Michael Dowling, professor of finance at the University of Dublin and co-author of the paper AI and Machine Learning for Risk Management, notes that historical market data is a limited dataset on which to base risk projections. The result can be overfitting, or a situation where modeling errors occur. “Synthetic data can provide financial risk managers with new time series data to double check their market risk models,” he says.

He says synthetic data will boost the quantity of data available for operational risk models, credit card fraud models and “any low-frequency event that can be catastrophic.”

Account for Outliers

Sebastian Weyer, co-founder and managing director of Statice, advises risk managers to keep in mind that “synthetic data can be used for any type of business analysis problem,” and particularly when training data-hungry, machine learning models.

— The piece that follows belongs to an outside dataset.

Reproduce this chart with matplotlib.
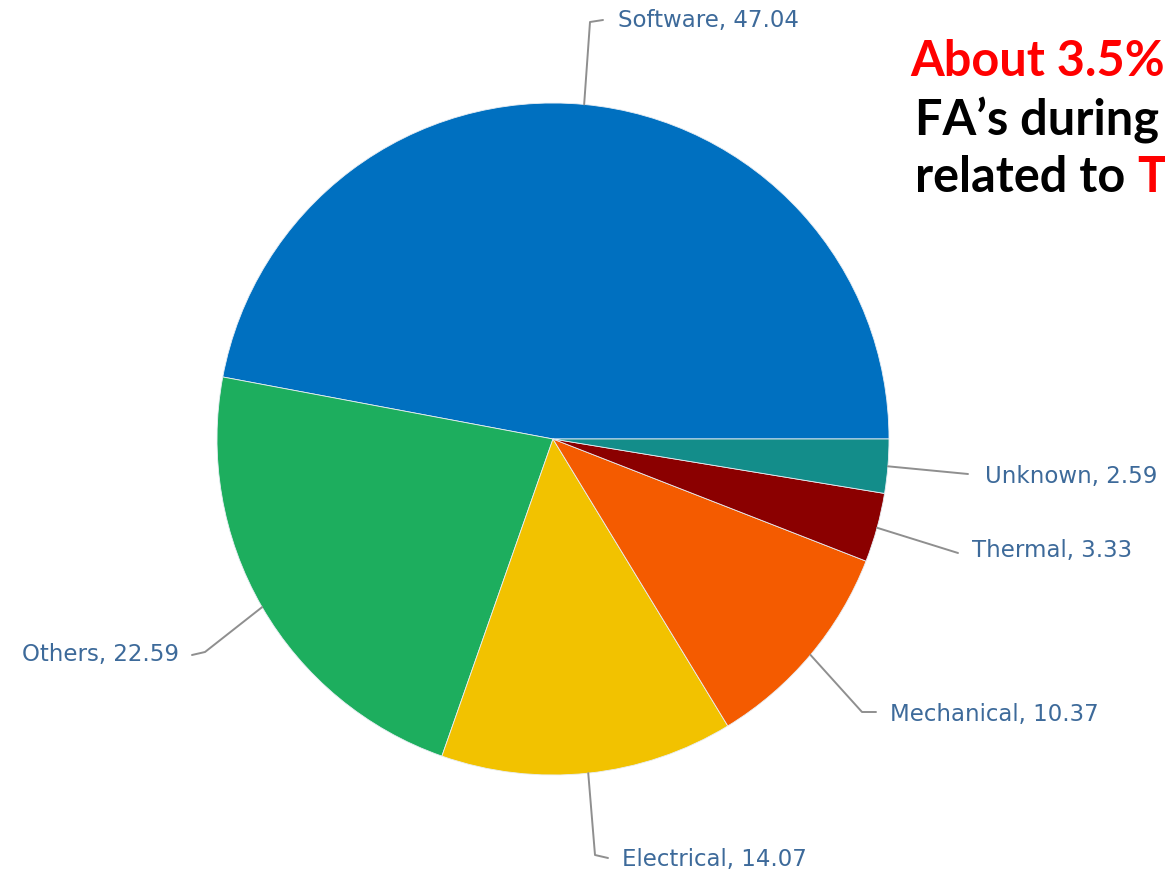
import numpy as np
import matplotlib.pyplot as plt

# slice data (percent)
categories = ['Software', 'Others', 'Electrical', 'Mechanical', 'Thermal', 'Unknown']
values = [47.04, 22.59, 14.07, 10.37, 3.33, 2.59]
colors = ['#0070c0', '#1dae5e', '#f2c200', '#f45b00', '#8b0000', '#138d8a']

W, H = 1165, 871
fig = plt.figure(figsize=(W / 100, H / 100), dpi=100)
ax = fig.add_axes([0, 0, 1, 1])

cx, cy, r = 553, H - 439, 336
wedges, _ = ax.pie(values, colors=colors, startangle=0, counterclock=True,
                   center=(cx, cy), radius=r, frame=True,
                   wedgeprops=dict(edgecolor='#e8eef4', linewidth=0.6))
ax.set_xlim(0, W)
ax.set_ylim(0, H)
ax.set_aspect('equal')
ax.axis('off')

# leader elbows and label spots, in pixel coords from top-left
elbows = {
    'Software': [(590, 22), (603, 20)],
    'Others': [(205, 652), (192, 655)],
    'Electrical': [(595, 855), (608, 858)],
    'Mechanical': [(862, 712), (876, 712)],
    'Thermal': [(958, 553)],
    'Unknown': [(968, 474)],
}
spots = {
    'Software': (618, 21, 'left'),
    'Others': (179, 654, 'right'),
    'Electrical': (622, 859, 'left'),
    'Mechanical': (890, 714, 'left'),
    'Thermal': (972, 551, 'left'),
    'Unknown': (985, 476, 'left'),
}

for w, name, v in zip(wedges, categories, values):
    mid = np.deg2rad((w.theta1 + w.theta2) / 2)
    x0 = cx + r * np.cos(mid)
    y0 = cy + r * np.sin(mid)
    xs = [x0] + [p[0] for p in elbows[name]]
    ys = [y0] + [H - p[1] for p in elbows[name]]
    ax.plot(xs, ys, color='#8f8f8f', lw=1.4, solid_capstyle='round')
    tx, ty, ha = spots[name]
    ax.text(tx, H - ty, f'{name}, {v:.2f}', ha=ha, va='center',
            fontsize=16.5, color='#3d6a9a', family='DejaVu Sans')

# callout text, cut off at the right edge like the slide
fs = 35
ax.text(910, H - 76, 'About 3.5%', color='#ff0000', fontsize=fs,
        fontweight='bold', family='Lato', va='baseline')
ax.text(915, H - 135, 'FA\u2019s during', color='black', fontsize=fs,
        fontweight='bold', family='Lato', va='baseline')
t = ax.text(915, H - 192, 'related to ', color='black', fontsize=fs,
            fontweight='bold', family='Lato', va='baseline')
ax.annotate('T', xycoords=t, xy=(1, 0), va='bottom',
            color='#ff0000', fontsize=fs, fontweight='bold', family='Lato')

fig.savefig('out.png', dpi=100)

Yet, Accenture's Klein points out, because synthetic data can only mimic real world data, it may not cover all outliers, and that “could be exposing your organization to risk beyond what is acceptable. So it is important to understand the quality of your data source and to question if the quality is highly correlated or not.”

Dowling at the University of Dublin says users should question whether their synthetic data is retaining biases that may exist in the natural data. “Is it allowing discrimination based on gender or ethnicity?,” he asks, noting that the Apple credit card that was introduced with Goldman Sachs in 2019 encountered gender bias complaints. Users of synthetic data, Dowling says, need to be aware of such hazards and adjust models accordingly.

Kolm at NYU warns that with the greater availability of data, financial and market prediction models, in particular, can become more sophisticated and complex, and thus more difficult and costly to employ.

“Such models are extremely data hungry,” he says. “They require far more data to be trained on, and far more computer power,” and so it is possible that with broader use of the new synthetic data, large financial firms that have access to extensive or supercomputing power may gain significant advantages over other market players.

Aaron Brown Headshot
Aaron Brown: Improved predictive modeling is half the battle.

Risk expert Brown sees both positives and negatives: “It will improve the quality and precision of models,” he says, though getting better predictions is half the battle. The rest involves risk managers persuading others to employ the new tools, derived from “a black box built by a long-haired guy,” along with a recognition that no matter how great machine learning is, there will always be unknowns stemming from tail events.

“Big data and machine learning might have gotten us down from 99.01% unknowns to 99% unknowns, Brown says. “While that does make a difference at the margins, it does not eliminate crises or make them fun. It's like getting five minutes more advance warning of a tornado, which helps some people get out of harm's way, but it doesn't stop the tornado from doing a lot of damage.”

The bottom line in Brown's thinking: “We need a new generation of risk managers who understand how to use synthetic data and machine learning models, but who also have the credibility to change human behavior” and help people put the models' findings to constructive use.


Katherine Heires is a freelance business journalist and founder of MediaKat llc.